**Data excerpt:**
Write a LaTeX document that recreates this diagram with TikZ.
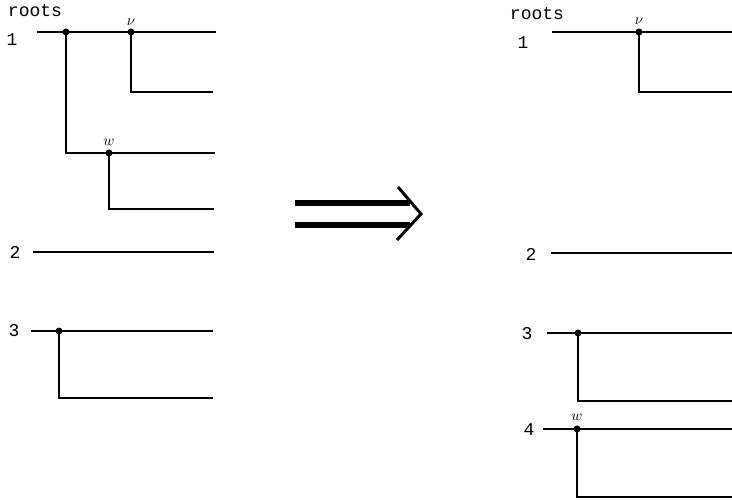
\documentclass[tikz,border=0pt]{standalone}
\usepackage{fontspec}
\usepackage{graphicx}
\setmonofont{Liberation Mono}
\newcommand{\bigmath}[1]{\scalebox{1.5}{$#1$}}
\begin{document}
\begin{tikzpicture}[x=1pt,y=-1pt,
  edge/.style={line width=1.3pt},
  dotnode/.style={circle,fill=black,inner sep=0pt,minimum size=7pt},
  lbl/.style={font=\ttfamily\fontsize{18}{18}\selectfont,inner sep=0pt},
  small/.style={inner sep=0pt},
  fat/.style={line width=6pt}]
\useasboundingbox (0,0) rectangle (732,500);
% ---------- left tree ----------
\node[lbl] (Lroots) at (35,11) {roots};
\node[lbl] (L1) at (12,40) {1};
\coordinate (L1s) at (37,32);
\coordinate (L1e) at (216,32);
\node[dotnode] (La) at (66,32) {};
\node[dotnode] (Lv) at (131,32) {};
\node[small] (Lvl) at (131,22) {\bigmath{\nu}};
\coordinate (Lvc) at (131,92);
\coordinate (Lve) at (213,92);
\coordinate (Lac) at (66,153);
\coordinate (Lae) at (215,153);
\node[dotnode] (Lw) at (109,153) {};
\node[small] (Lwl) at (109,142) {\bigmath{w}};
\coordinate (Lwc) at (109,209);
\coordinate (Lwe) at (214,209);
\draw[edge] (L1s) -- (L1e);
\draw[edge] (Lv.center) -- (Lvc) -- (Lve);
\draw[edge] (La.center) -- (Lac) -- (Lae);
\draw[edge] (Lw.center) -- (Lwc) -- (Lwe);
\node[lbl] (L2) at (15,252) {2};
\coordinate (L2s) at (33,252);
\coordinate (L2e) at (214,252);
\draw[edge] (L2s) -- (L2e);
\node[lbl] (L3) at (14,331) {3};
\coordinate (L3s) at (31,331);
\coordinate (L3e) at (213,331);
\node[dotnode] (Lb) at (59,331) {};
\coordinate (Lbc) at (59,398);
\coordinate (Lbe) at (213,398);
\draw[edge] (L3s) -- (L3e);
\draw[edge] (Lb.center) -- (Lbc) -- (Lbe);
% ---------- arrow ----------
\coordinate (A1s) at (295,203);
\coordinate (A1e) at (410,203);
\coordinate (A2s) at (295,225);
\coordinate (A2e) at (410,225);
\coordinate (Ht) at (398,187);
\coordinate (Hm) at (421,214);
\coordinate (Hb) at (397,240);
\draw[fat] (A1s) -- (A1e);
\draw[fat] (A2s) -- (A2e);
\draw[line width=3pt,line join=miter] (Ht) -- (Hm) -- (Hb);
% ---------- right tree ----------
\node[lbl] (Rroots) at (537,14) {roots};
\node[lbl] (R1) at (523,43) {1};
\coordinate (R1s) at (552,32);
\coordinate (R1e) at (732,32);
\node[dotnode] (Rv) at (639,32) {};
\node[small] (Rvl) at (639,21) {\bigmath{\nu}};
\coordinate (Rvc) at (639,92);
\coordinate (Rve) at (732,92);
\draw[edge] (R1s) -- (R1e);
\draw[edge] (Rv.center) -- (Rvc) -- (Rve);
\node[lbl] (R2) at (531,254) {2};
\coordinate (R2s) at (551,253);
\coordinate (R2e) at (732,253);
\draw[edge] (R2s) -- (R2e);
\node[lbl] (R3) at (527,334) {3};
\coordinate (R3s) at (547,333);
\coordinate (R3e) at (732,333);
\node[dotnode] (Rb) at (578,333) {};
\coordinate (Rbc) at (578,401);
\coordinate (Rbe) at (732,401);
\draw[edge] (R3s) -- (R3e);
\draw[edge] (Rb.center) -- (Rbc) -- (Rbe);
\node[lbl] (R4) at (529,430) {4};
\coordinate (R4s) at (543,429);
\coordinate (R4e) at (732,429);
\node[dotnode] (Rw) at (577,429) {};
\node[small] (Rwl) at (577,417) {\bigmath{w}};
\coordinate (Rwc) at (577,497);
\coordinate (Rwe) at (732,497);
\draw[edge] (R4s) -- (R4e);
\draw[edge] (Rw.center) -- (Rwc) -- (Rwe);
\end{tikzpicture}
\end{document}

**Aim of the task:** Copy out the listing exactly as it stands, but not the pictures.

**Output below:**
Write a LaTeX document that recreates this diagram with TikZ.
\documentclass[tikz,border=0pt]{standalone}
\usepackage{fontspec}
\usepackage{graphicx}
\setmonofont{Liberation Mono}
\newcommand{\bigmath}[1]{\scalebox{1.5}{$#1$}}
\begin{document}
\begin{tikzpicture}[x=1pt,y=-1pt,
  edge/.style={line width=1.3pt},
  dotnode/.style={circle,fill=black,inner sep=0pt,minimum size=7pt},
  lbl/.style={font=\ttfamily\fontsize{18}{18}\selectfont,inner sep=0pt},
  small/.style={inner sep=0pt},
  fat/.style={line width=6pt}]
\useasboundingbox (0,0) rectangle (732,500);
% ---------- left tree ----------
\node[lbl] (Lroots) at (35,11) {roots};
\node[lbl] (L1) at (12,40) {1};
\coordinate (L1s) at (37,32);
\coordinate (L1e) at (216,32);
\node[dotnode] (La) at (66,32) {};
\node[dotnode] (Lv) at (131,32) {};
\node[small] (Lvl) at (131,22) {\bigmath{\nu}};
\coordinate (Lvc) at (131,92);
\coordinate (Lve) at (213,92);
\coordinate (Lac) at (66,153);
\coordinate (Lae) at (215,153);
\node[dotnode] (Lw) at (109,153) {};
\node[small] (Lwl) at (109,142) {\bigmath{w}};
\coordinate (Lwc) at (109,209);
\coordinate (Lwe) at (214,209);
\draw[edge] (L1s) -- (L1e);
\draw[edge] (Lv.center) -- (Lvc) -- (Lve);
\draw[edge] (La.center) -- (Lac) -- (Lae);
\draw[edge] (Lw.center) -- (Lwc) -- (Lwe);
\node[lbl] (L2) at (15,252) {2};
\coordinate (L2s) at (33,252);
\coordinate (L2e) at (214,252);
\draw[edge] (L2s) -- (L2e);
\node[lbl] (L3) at (14,331) {3};
\coordinate (L3s) at (31,331);
\coordinate (L3e) at (213,331);
\node[dotnode] (Lb) at (59,331) {};
\coordinate (Lbc) at (59,398);
\coordinate (Lbe) at (213,398);
\draw[edge] (L3s) -- (L3e);
\draw[edge] (Lb.center) -- (Lbc) -- (Lbe);
% ---------- arrow ----------
\coordinate (A1s) at (295,203);
\coordinate (A1e) at (410,203);
\coordinate (A2s) at (295,225);
\coordinate (A2e) at (410,225);
\coordinate (Ht) at (398,187);
\coordinate (Hm) at (421,214);
\coordinate (Hb) at (397,240);
\draw[fat] (A1s) -- (A1e);
\draw[fat] (A2s) -- (A2e);
\draw[line width=3pt,line join=miter] (Ht) -- (Hm) -- (Hb);
% ---------- right tree ----------
\node[lbl] (Rroots) at (537,14) {roots};
\node[lbl] (R1) at (523,43) {1};
\coordinate (R1s) at (552,32);
\coordinate (R1e) at (732,32);
\node[dotnode] (Rv) at (639,32) {};
\node[small] (Rvl) at (639,21) {\bigmath{\nu}};
\coordinate (Rvc) at (639,92);
\coordinate (Rve) at (732,92);
\draw[edge] (R1s) -- (R1e);
\draw[edge] (Rv.center) -- (Rvc) -- (Rve);
\node[lbl] (R2) at (531,254) {2};
\coordinate (R2s) at (551,253);
\coordinate (R2e) at (732,253);
\draw[edge] (R2s) -- (R2e);
\node[lbl] (R3) at (527,334) {3};
\coordinate (R3s) at (547,333);
\coordinate (R3e) at (732,333);
\node[dotnode] (Rb) at (578,333) {};
\coordinate (Rbc) at (578,401);
\coordinate (Rbe) at (732,401);
\draw[edge] (R3s) -- (R3e);
\draw[edge] (Rb.center) -- (Rbc) -- (Rbe);
\node[lbl] (R4) at (529,430) {4};
\coordinate (R4s) at (543,429);
\coordinate (R4e) at (732,429);
\node[dotnode] (Rw) at (577,429) {};
\node[small] (Rwl) at (577,417) {\bigmath{w}};
\coordinate (Rwc) at (577,497);
\coordinate (Rwe) at (732,497);
\draw[edge] (R4s) -- (R4e);
\draw[edge] (Rw.center) -- (Rwc) -- (Rwe);
\end{tikzpicture}
\end{document}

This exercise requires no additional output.